▶ [What you have to do]
Give, as a bare number, the count of lines that contain the word "seaborn".

▶ [Given information]
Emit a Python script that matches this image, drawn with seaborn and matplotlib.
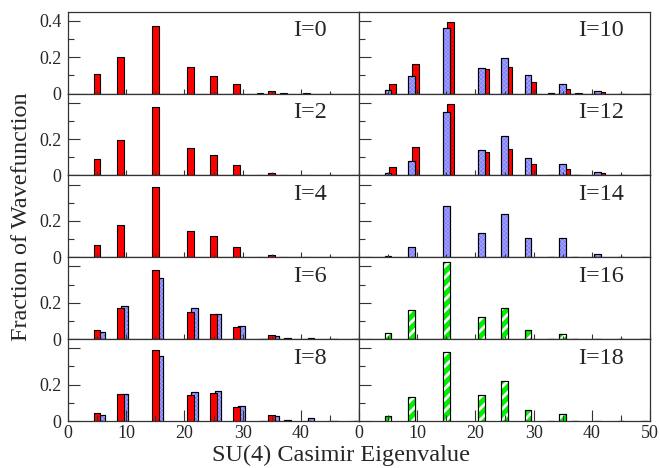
import matplotlib
matplotlib.use('Agg')
import matplotlib.pyplot as plt
import seaborn as sns
from matplotlib.ticker import MultipleLocator

# --- data: SU(4) Casimir eigenvalues and wavefunction fractions ---
casimir = [5, 9, 15, 21, 25, 29, 33, 35, 37, 41, 45, 49]

i0_red = [0.110, 0.202, 0.369, 0.147, 0.099, 0.051, 0.002, 0.015, 0.002, 0.003, 0, 0]
i2_red = [0.092, 0.193, 0.376, 0.150, 0.110, 0.055, 0.002, 0.015, 0.001, 0.002, 0, 0]
i4_red = [0.070, 0.176, 0.385, 0.147, 0.117, 0.057, 0.001, 0.015, 0, 0.001, 0, 0]
i6_red = [0.051, 0.171, 0.382, 0.150, 0.138, 0.068, 0.002, 0.022, 0.002, 0.002, 0, 0]
i6_blue = [0.042, 0.183, 0.338, 0.172, 0.139, 0.073, 0, 0.016, 0.005, 0.008, 0, 0]
i8_red = [0.044, 0.149, 0.389, 0.145, 0.154, 0.077, 0.002, 0.031, 0.002, 0.002, 0, 0]
i8_blue = [0.031, 0.149, 0.358, 0.160, 0.165, 0.084, 0, 0.026, 0.007, 0.015, 0, 0]
i10_blue = [0.018, 0.097, 0.363, 0.143, 0.194, 0.103, 0.001, 0.053, 0, 0.015, 0, 0]
i10_red = [0.053, 0.163, 0.396, 0.134, 0.145, 0.062, 0, 0.026, 0.002, 0.009, 0, 0]
i12_blue = [0.013, 0.081, 0.350, 0.138, 0.218, 0.097, 0, 0.062, 0, 0.018, 0.001, 0]
i12_red = [0.048, 0.156, 0.393, 0.130, 0.147, 0.062, 0, 0.037, 0.002, 0.013, 0, 0]
i14_blue = [0.007, 0.059, 0.283, 0.132, 0.240, 0.108, 0, 0.105, 0.003, 0.018, 0.004, 0.004]
i16_green = [0.033, 0.160, 0.426, 0.123, 0.169, 0.051, 0, 0.026, 0, 0.001, 0, 0.001]
i18_green = [0.028, 0.132, 0.382, 0.143, 0.218, 0.059, 0, 0.037, 0, 0, 0, 0]

labels_left = ['I=0', 'I=2', 'I=4', 'I=6', 'I=8']
labels_right = ['I=10', 'I=12', 'I=14', 'I=16', 'I=18']

RED = '#ff0000'
BLUE = '#8080ff'
GREEN = '#00f000'
OFFSET = 0.75
BAR_W = 0.575  # relative to the 2-unit spacing of the eigenvalues

sns.set_style('ticks')
plt.rcParams['font.family'] = ['Liberation Serif', 'DejaVu Serif']


def draw_series(ax, vals, style, shift=0.0):
    x = [c + shift for c in casimir]
    face = {'red': RED, 'blue': BLUE, 'green': GREEN}[style]
    sns.barplot(x=x, y=vals, native_scale=True, width=BAR_W, color=face,
                saturation=1, edgecolor='black', linewidth=0.8,
                errorbar=None, ax=ax)
    if style == 'red':
        return
    hatch, hcol, hlw = ('///', 'white', 2.0) if style == 'green' else ('xxxxxxxx', '#b4b4ff', 0.35)
    n0 = len(ax.patches)
    with plt.rc_context({'hatch.linewidth': hlw}):
        sns.barplot(x=x, y=vals, native_scale=True, width=BAR_W, color=hcol,
                    fill=False, linewidth=0, errorbar=None, ax=ax)
        for p in ax.patches[n0:]:
            p.set_hatch(hatch)
            try:
                p.set_hatch_linewidth(hlw)
            except AttributeError:
                pass
    # outline on top of the hatching
    sns.barplot(x=x, y=vals, native_scale=True, width=BAR_W, color='black',
                fill=False, linewidth=0.8, errorbar=None, ax=ax)


fig, axes = plt.subplots(5, 2, figsize=(6.6, 4.68), dpi=100)
fig.subplots_adjust(left=0.103, right=0.985, top=0.975, bottom=0.1004,
                    hspace=0, wspace=0)

panels_left = [
    [(i0_red, 'red', 0)],
    [(i2_red, 'red', 0)],
    [(i4_red, 'red', 0)],
    [(i6_blue, 'blue', OFFSET), (i6_red, 'red', 0)],
    [(i8_blue, 'blue', OFFSET), (i8_red, 'red', 0)],
]
panels_right = [
    [(i10_red, 'red', OFFSET), (i10_blue, 'blue', 0)],
    [(i12_red, 'red', OFFSET), (i12_blue, 'blue', 0)],
    [(i14_blue, 'blue', 0)],
    [(i16_green, 'green', 0)],
    [(i18_green, 'green', 0)],
]

for col, (panels, labels) in enumerate([(panels_left, labels_left),
                                        (panels_right, labels_right)]):
    for row in range(5):
        ax = axes[row, col]
        for vals, style, shift in panels[row]:
            draw_series(ax, vals, style, shift)
        ax.set_xlim(0, 50)
        ax.set_ylim(0, 0.45)
        ax.set_xlabel('')
        ax.set_ylabel('')
        ax.set_axisbelow(False)
        ax.xaxis.set_minor_locator(MultipleLocator(5))
        ax.yaxis.set_minor_locator(MultipleLocator(0.1))
        ax.set_xticks([0, 10, 20, 30, 40, 50])
        ax.set_yticks([0, 0.2, 0.4])
        for s in ax.spines.values():
            s.set_visible(True)
            s.set_linewidth(0.9)
            s.set_color('#333333')
        ax.tick_params(which='both', direction='in', top=False, right=False,
                       labelsize=13, color='#333333', width=0.8)
        ax.tick_params(axis='y', which='major', length=8.6, pad=4.5)
        ax.tick_params(axis='y', which='minor', length=4.6)
        xl = 8.0 if row == 4 else 3.8
        ax.tick_params(axis='x', which='major', length=xl, pad=3)
        ax.tick_params(axis='x', which='minor', length=xl / 2)

        if row == 4:
            xt = ['0', '10', '20', '30', '40', '50' if col == 1 else '']
            ax.set_xticklabels(xt)
        else:
            ax.set_xticklabels([])
        if col == 0:
            ax.set_yticklabels(['0', '0.2', '0.4' if row == 0 else ''])
        else:
            ax.set_yticklabels([])

        tx = 0.772 if col == 0 else 0.752
        ax.text(tx, 0.70, labels[row], transform=ax.transAxes, ha='left',
                va='baseline', fontsize=17.5)

fig.text(0.517, 0.014, 'SU(4) Casimir Eigenvalue', ha='center',
         va='baseline', fontsize=17.5)
fig.text(0.033, 0.538, 'Fraction of Wavefunction', rotation=90,
         ha='center', va='center', fontsize=17.5)

fig.savefig('out.png', dpi=100)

▶ [Output]
2